The EU argues that Russia is similarly dependent with more than half its exports going to the EUand also because both share borders and neighbours.

However as any diplomat will tell you, Russia does not play the game like that. It frequently appears to have no interest in ever reaching an agreement over anything.

But a number of events are bringing the relationship into sharper focus.

Amnesty International has just released a report detailing atrocities by Russian agents in Chechnya, including the systematic intimidation, torture and murder, not just of those who oppose the Russians in Chechnya, but of those who have appealed to the European Court of Human Rights in Strasbourg over their treatment.

Amnesty has said that the EU cannot ignore the worsening situation, especially when they relate directly to the Court of Human Rights.

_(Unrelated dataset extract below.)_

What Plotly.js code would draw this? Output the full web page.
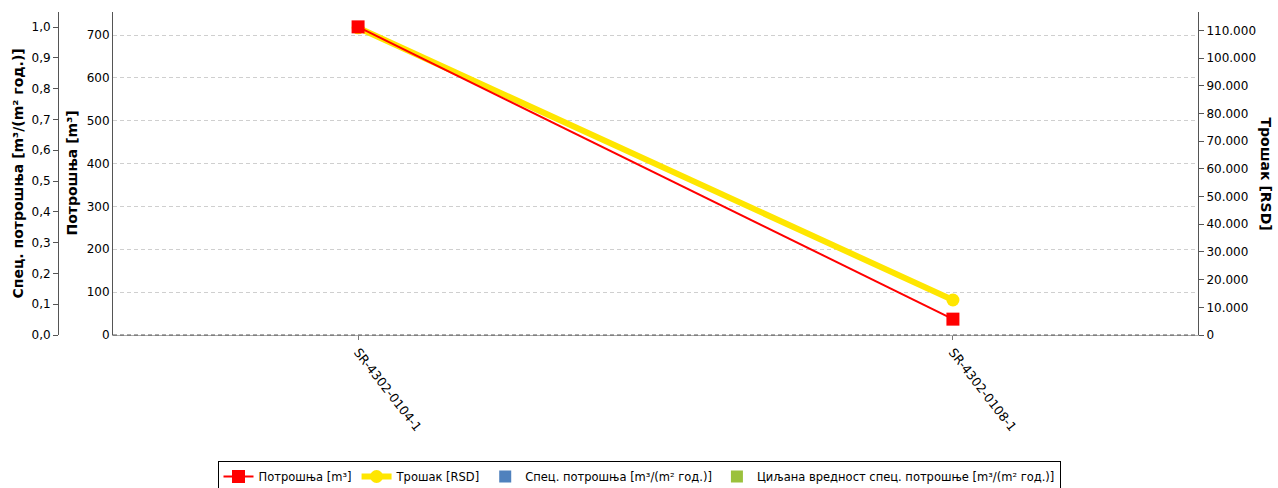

The Council of Europe’s Parliamentary Assembly, whose members include Russia and nearly all the countries of the European continent, recently concluded that the continued death toll and human suffering in Chechenya was of “great concern to the common values” of the organisation and said the EU could not remain inactive.

In Russia’s neighbour Belarus, the EU is considering what action to take against Belarus following recent elections where the president had the rules changed to allow him serve a third term amidst the face of widespread claims of intimidation and fraud.

In Ukraine, which the EU hoped was moving towards Western-style democracy, Sunday’s disputed presidential election threatens the stability of the country.

Moscow’s swift congratulations to the pro-Russian Viktor Yanukovych have worried the EU and will be another bone of contention between the two blocs.

The former Soviet countries that are now members of the EU also have their own concerns, as Russia pushes for visa free movement for holders of their diplomatic passports.

They point out that each year 600 KGB students receive diplomatic passports when they graduate from spy school - a sizeable force to have free access to EU countries with populations as small as a million.